The consequence of these dynamics is, predictably, the slow but consistent withdrawal of European carriers from the Chinese market for competitive reasons.  

Below is a non-comprehensive list of the carriers pulling out or having pulled out of Chinese market altogether. 

Carriers Information 
British Airways London-Beijing suspended, London-Hong Kong flights cut by 50% 
Finnair Chinese flights cuts from 42 flights/week to 3 + 1 to Hong Kong 
LOT Polish Airlines Warsaw-Beijing suspended 
Lufthansa Frankfurt-Beijing suspended 
Qantas Sydney-Shanghai suspended 
SAS Scandinavian  Copenhagen-Shanghai suspended 
Virgin Atlantic London-Shanghai suspended 

It must be noted that Air France is also lobbying the French government to have the Chinese carriers taxed in some way to create a more level playing field, without success thus far.  

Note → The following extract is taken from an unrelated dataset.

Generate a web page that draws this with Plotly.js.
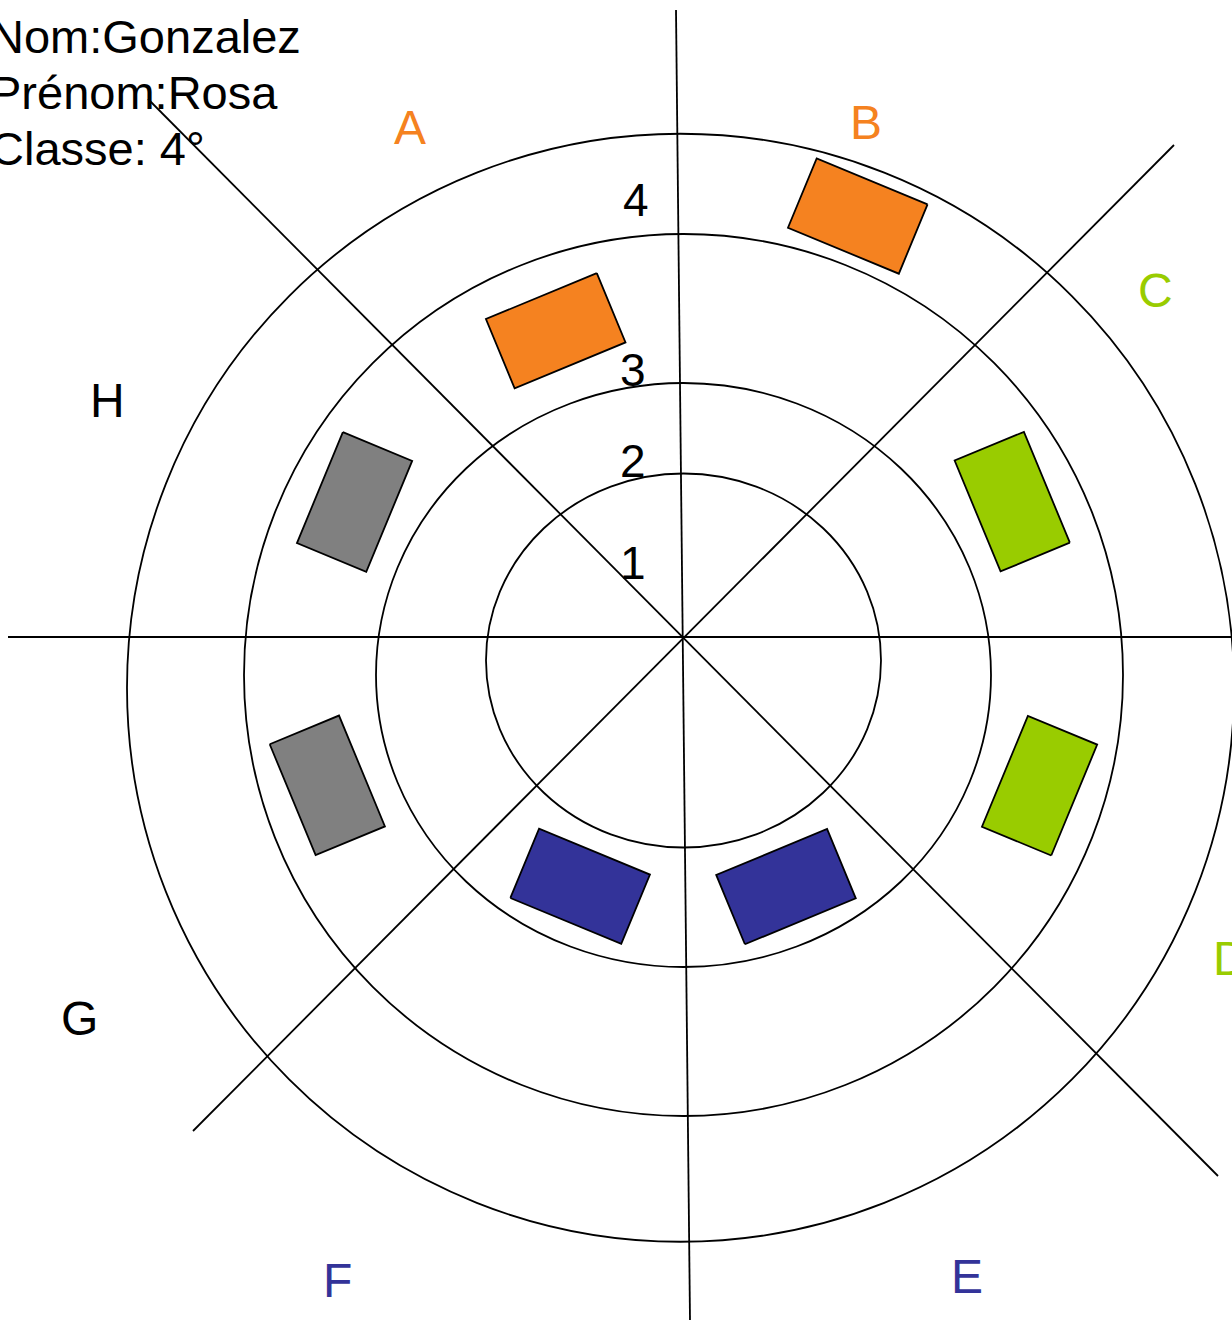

With the war in Ukraine and China’s economic slowdown showing no signs of abating, could this situation be the “new normal” for flights to China going forward?  

China’s political stance towards Russia should determine, to some degree, if its aviation market enters a long period of international closure or not. The country’s contested neutrality towards, if not outright siding with Russia, leads to the assumption that this “new normal” could indeed become the norm for the years to come. One way for European airlines to address the situation is to capitalize on their partnerships with Chinese carriers. For example, while having exited the Frankfurt to Beijing market, Lufthansa now relies on its joint venture with Air China to address its customers’ needs. 

Conversely, emerging markets in Asia such as India, Vietnam, Thailand, or Indonesia are in high demand, allowing European airlines to redeploy their Chinese market capacities and to grow in the region. 

Finally, mature markets, such as Japan, Singapore, South Korea, or Taiwan are also experiencing a post-COVID rebound in demand, offering further opportunities for European airlines to rebalance their network while mitigating risks on the Chinese market.